“For these young black boys, going to school and seeing a man who resembled them in a position of leadership, honor and respect made a powerful impression. Just by doing his job, my father became a role model.”–Shannon Shelton Miller writing for The Washington Post.
Not too long ago, I found myself browsing through The Washington Post and found an article that helped me summarize everything I was feeling. I had just been offered an opportunity to join Teach For America as a Recruiting Manager and was beyond excited to go out there and recruit aspiring teachers of color who would be placed in communities with students of color. Unfortunately, the timing was off and I was not able to join the team, but I couldn’t shake off the feeling that perhaps the person who would end up taking the job would not value intentional teacher recruitment in the way that I did.
As a first year teacher with Teach For America in 2012, I was sent to serve a 7th grade classroom in the MacArthur Park community in Downtown Los Angeles at a local charter school. My first week was hell. I was unprepared for the realities some of my students were experiencing, and I was constantly harassed by many of my students who thought they could scare me off as they had their last teacher during 6th grade. I couldn’t even hold their aggression against them — they had been abandoned before so why would they expect me to be any different? The difference was that the teacher who walked out on my students was also a new teacher, who unfortunately had very little connection to the community. I can’t blame him; it was hard work. But walk out on a cohort of brilliant students? He could have waited.
I had 100% Latino students in my class my first year teaching. I looked like them and grew up in a family very similar to theirs. Their parents treated me like I was one of them and after proving myself through a whole month of “bullying,” I gained their respect.
Jocelyne, one of the leaders in the group of students who made a bet to see when I would quit, ended up being my mentee by the end of the year. I remember taking her to a local education rally one day and talking to her about the importance of always advocating for herself and to demand a quality education, and for the first time, she told me she wanted to grow up and be like me. Perhaps Jocelyne meant it as a compliment, but I took it as a responsibility. It was in that moment that my life came full circle, but I also experienced first hand why being placed in THEIR school during this time was meant to be.
Growing up, I had many teachers who I looked up to as well, and while I wasn’t the quietest student in class, it was the teachers I gave the hardest time to that I grew to love the most. It was the teachers who looked liked me that I felt closest to because they made me believe I could be in their positions one day and that I too could succeed and give back in the way that they did.
These teachers were the reasons I wanted to be a teacher.
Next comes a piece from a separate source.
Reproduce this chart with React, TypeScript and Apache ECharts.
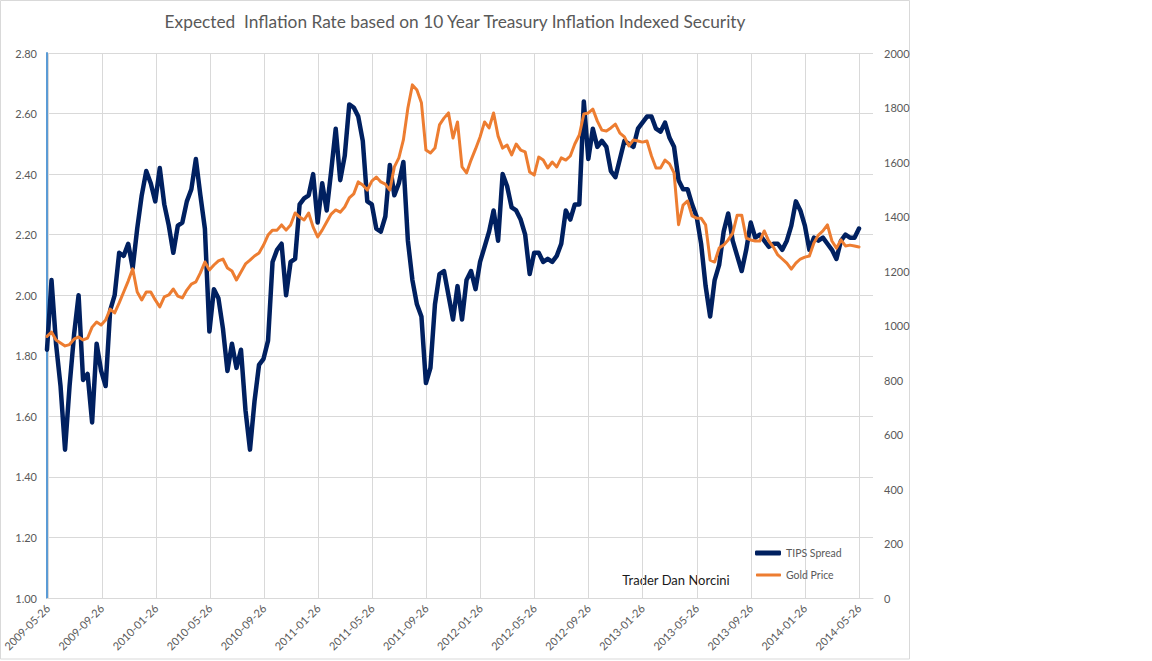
import { useEffect, useRef } from 'react';
import * as echarts from 'echarts';

const TITLE = 'Expected  Inflation Rate based on 10 Year Treasury Inflation Indexed Security';
const CREDIT = 'Trader Dan Norcini';

const TICK_LABELS = [
  '2009-05-26', '2009-09-26', '2010-01-26', '2010-05-26', '2010-09-26', '2011-01-26',
  '2011-05-26', '2011-09-26', '2012-01-26', '2012-05-26', '2012-09-26', '2013-01-26',
  '2013-05-26', '2013-09-26', '2014-01-26', '2014-05-26',
];

// one sample every third of a month, starting 2009-05-26
const STEP_MONTHS = 1 / 3;

const TIPS_SPREAD = [
  1.82, 2.05, 1.84, 1.70, 1.49, 1.70, 1.87, 2.00, 1.72, 1.74,
  1.58, 1.84, 1.75, 1.70, 1.95, 2.00, 2.14, 2.13, 2.17, 2.09,
  2.22, 2.33, 2.41, 2.37, 2.31, 2.42, 2.30, 2.23, 2.14, 2.23,
  2.24, 2.31, 2.35, 2.45, 2.33, 2.22, 1.88, 2.02, 1.99, 1.89,
  1.75, 1.84, 1.76, 1.82, 1.62, 1.49, 1.65, 1.77, 1.79, 1.85,
  2.11, 2.15, 2.17, 2.00, 2.11, 2.12, 2.30, 2.32, 2.33, 2.40,
  2.24, 2.37, 2.28, 2.41, 2.55, 2.38, 2.46, 2.63, 2.62, 2.59,
  2.51, 2.31, 2.30, 2.22, 2.21, 2.26, 2.43, 2.33, 2.37, 2.44,
  2.18, 2.05, 1.97, 1.93, 1.71, 1.76, 1.97, 2.07, 2.08, 2.00,
  1.92, 2.03, 1.92, 2.05, 2.08, 2.02, 2.11, 2.16, 2.21, 2.28,
  2.18, 2.40, 2.36, 2.29, 2.28, 2.25, 2.20, 2.07, 2.14, 2.14,
  2.11, 2.12, 2.11, 2.13, 2.17, 2.28, 2.25, 2.30, 2.30, 2.64,
  2.45, 2.55, 2.49, 2.51, 2.49, 2.41, 2.39, 2.45, 2.51, 2.50,
  2.49, 2.55, 2.57, 2.59, 2.59, 2.55, 2.54, 2.57, 2.52, 2.49,
  2.38, 2.35, 2.35, 2.30, 2.26, 2.17, 2.03, 1.93, 2.05, 2.10,
  2.21, 2.27, 2.18, 2.13, 2.08, 2.15, 2.24, 2.19, 2.20, 2.18,
  2.16, 2.17, 2.17, 2.15, 2.18, 2.23, 2.31, 2.28, 2.23, 2.15,
  2.19, 2.18, 2.19, 2.17, 2.15, 2.12, 2.18, 2.20, 2.19, 2.19,
  2.22,
];

const GOLD_PRICE = [
  960, 976, 947, 936, 925, 930, 950, 958, 947, 954,
  994, 1013, 1002, 1020, 1060, 1046, 1083, 1123, 1163, 1208,
  1123, 1094, 1123, 1123, 1094, 1068, 1105, 1112, 1134, 1108,
  1101, 1130, 1152, 1160, 1193, 1233, 1204, 1222, 1237, 1244,
  1211, 1200, 1167, 1196, 1226, 1240, 1255, 1266, 1295, 1332,
  1350, 1350, 1369, 1350, 1369, 1413, 1398, 1387, 1413, 1361,
  1325, 1350, 1380, 1409, 1424, 1416, 1435, 1468, 1483, 1527,
  1516, 1497, 1530, 1545, 1527, 1519, 1497, 1582, 1615, 1681,
  1798, 1883, 1864, 1817, 1644, 1633, 1651, 1736, 1761, 1780,
  1688, 1747, 1582, 1560, 1607, 1648, 1692, 1747, 1725, 1780,
  1695, 1651, 1662, 1626, 1666, 1644, 1637, 1563, 1552, 1618,
  1607, 1578, 1600, 1582, 1615, 1607, 1622, 1666, 1699, 1776,
  1780, 1794, 1750, 1717, 1714, 1725, 1739, 1706, 1692, 1659,
  1681, 1677, 1673, 1677, 1622, 1578, 1578, 1607, 1593, 1560,
  1370, 1442, 1457, 1402, 1394, 1394, 1369, 1240, 1233, 1284,
  1295, 1314, 1339, 1405, 1405, 1321, 1314, 1310, 1310, 1347,
  1310, 1288, 1259, 1244, 1229, 1207, 1229, 1244, 1251, 1255,
  1303, 1332, 1347, 1369, 1310, 1284, 1314, 1292, 1295, 1292,
  1288,
];

const FONT = 'Lato, "Liberation Sans", Arial, sans-serif';
const LABEL_COLOR = '#595959';
const GRID_COLOR = '#d9d9d9';

export default function App() {
  const ref = useRef<HTMLDivElement>(null);

  useEffect(() => {
    if (!ref.current) return;
    const chart = echarts.init(ref.current, undefined, { renderer: 'svg' });

    const tipsData = TIPS_SPREAD.map((v, i) => [i * STEP_MONTHS, v]);
    const goldData = GOLD_PRICE.map((v, i) => [i * STEP_MONTHS, v]);
    const lastTick = (TICK_LABELS.length - 1) * 4;
    const axisEnd = lastTick * (826 / 812);

    chart.setOption({
      animation: false,
      backgroundColor: '#ffffff',
      textStyle: { fontFamily: FONT },
      grid: [
        { left: 47, top: 53, width: 826, height: 545, containLabel: false },
        { left: 47, top: 53, width: 812, height: 545, containLabel: false },
      ],
      xAxis: [
        {
          type: 'value', gridIndex: 0, min: 0, max: axisEnd,
          axisLine: { show: true, lineStyle: { color: GRID_COLOR, width: 1 } },
          axisTick: { show: false }, axisLabel: { show: false }, splitLine: { show: false },
        },
        {
          type: 'value', gridIndex: 1, min: 0, max: lastTick, interval: 4,
          axisLine: { show: false }, axisTick: { show: false },
          splitLine: { show: true, lineStyle: { color: GRID_COLOR, width: 1 } },
          axisLabel: {
            show: true, rotate: 45, margin: 8, color: LABEL_COLOR, fontSize: 11, fontFamily: FONT,
            formatter: (v: number) => {
              const k = Math.round(v / 4);
              return Math.abs(v - k * 4) < 1e-6 && TICK_LABELS[k] ? TICK_LABELS[k] : '';
            },
          },
        },
      ],
      yAxis: [
        {
          type: 'value', gridIndex: 0, position: 'left', min: 1, max: 2.8, interval: 0.2,
          axisLine: { show: true, lineStyle: { color: '#5b9bd5', width: 2 } },
          axisTick: { show: false },
          splitLine: { show: true, lineStyle: { color: GRID_COLOR, width: 1 } },
          axisLabel: {
            color: LABEL_COLOR, fontSize: 11, fontFamily: FONT, margin: 10,
            formatter: (v: number) => v.toFixed(2),
          },
        },
        {
          type: 'value', gridIndex: 0, position: 'right', min: 0, max: 2000, interval: 200,
          axisLine: { show: false }, axisTick: { show: false }, splitLine: { show: false },
          axisLabel: {
            color: LABEL_COLOR, fontSize: 11, fontFamily: FONT, margin: 11,
            formatter: (v: number) => String(Math.round(v)),
          },
        },
        { type: 'value', gridIndex: 1, show: false, min: 0, max: 1, splitLine: { show: false } },
      ],
      legend: [
        {
          data: ['TIPS Spread'], left: 755, top: 547.5, padding: 0, orient: 'vertical',
          icon: 'roundRect', itemWidth: 26, itemHeight: 5, selectedMode: false,
          textStyle: { color: LABEL_COLOR, fontSize: 10.5, fontFamily: FONT },
        },
        {
          data: ['Gold Price'], left: 756, top: 569.5, padding: 0, orient: 'vertical',
          icon: 'roundRect', itemWidth: 25, itemHeight: 3, selectedMode: false,
          textStyle: { color: LABEL_COLOR, fontSize: 10.5, fontFamily: FONT },
        },
      ],
      graphic: [
        {
          type: 'rect', silent: true, z: -10,
          shape: { x: 0.5, y: 0.5, width: 909, height: 658.5 },
          style: { fill: 'none', stroke: GRID_COLOR, lineWidth: 1 },
        },
        {
          type: 'text', x: 455, y: 21,
          style: {
            text: TITLE, fill: LABEL_COLOR, fontSize: 17.3, fontFamily: FONT,
            textAlign: 'center', textVerticalAlign: 'middle',
          },
        },
        {
          type: 'text', x: 676, y: 580,
          style: {
            text: CREDIT, fill: '#1a1a1a', fontSize: 13, fontFamily: FONT,
            textAlign: 'center', textVerticalAlign: 'middle',
          },
        },
      ],
      series: [
        {
          name: 'TIPS Spread', type: 'line', xAxisIndex: 0, yAxisIndex: 0,
          data: tipsData, symbol: 'none', showSymbol: false,
          lineStyle: { color: '#002060', width: 4.5, join: 'round', cap: 'round' },
          itemStyle: { color: '#002060' },
        },
        {
          name: 'Gold Price', type: 'line', xAxisIndex: 0, yAxisIndex: 1,
          data: goldData, symbol: 'none', showSymbol: false,
          lineStyle: { color: '#ed7d31', width: 3, join: 'round', cap: 'round' },
          itemStyle: { color: '#ed7d31' },
        },
      ],
    });

    return () => chart.dispose();
  }, []);

  return (
    <div
      ref={ref}
      style={{ position: 'absolute', left: 0, top: 0, width: 1152, height: 661, background: '#ffffff' }}
    />
  );
}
While my first cohort of students challenged me like no other, they were also the ones who taught me the most about the value and power of being a role model. My students continue to have me on their side, but I know not every student gets to experience that with their teachers. Perhaps, intentional teacher recruitment is key. In the midst of a teacher shortage, why not go out into the communities and seek community leaders and advocates and interest them in serving students? Train them, and teach them to share their knowledge and wisdom to our newer generations. We must be more intentional in recruiting people to come into the teaching profession because there are many students like Jocelyne in our schools who are waiting to find someone they can look up to.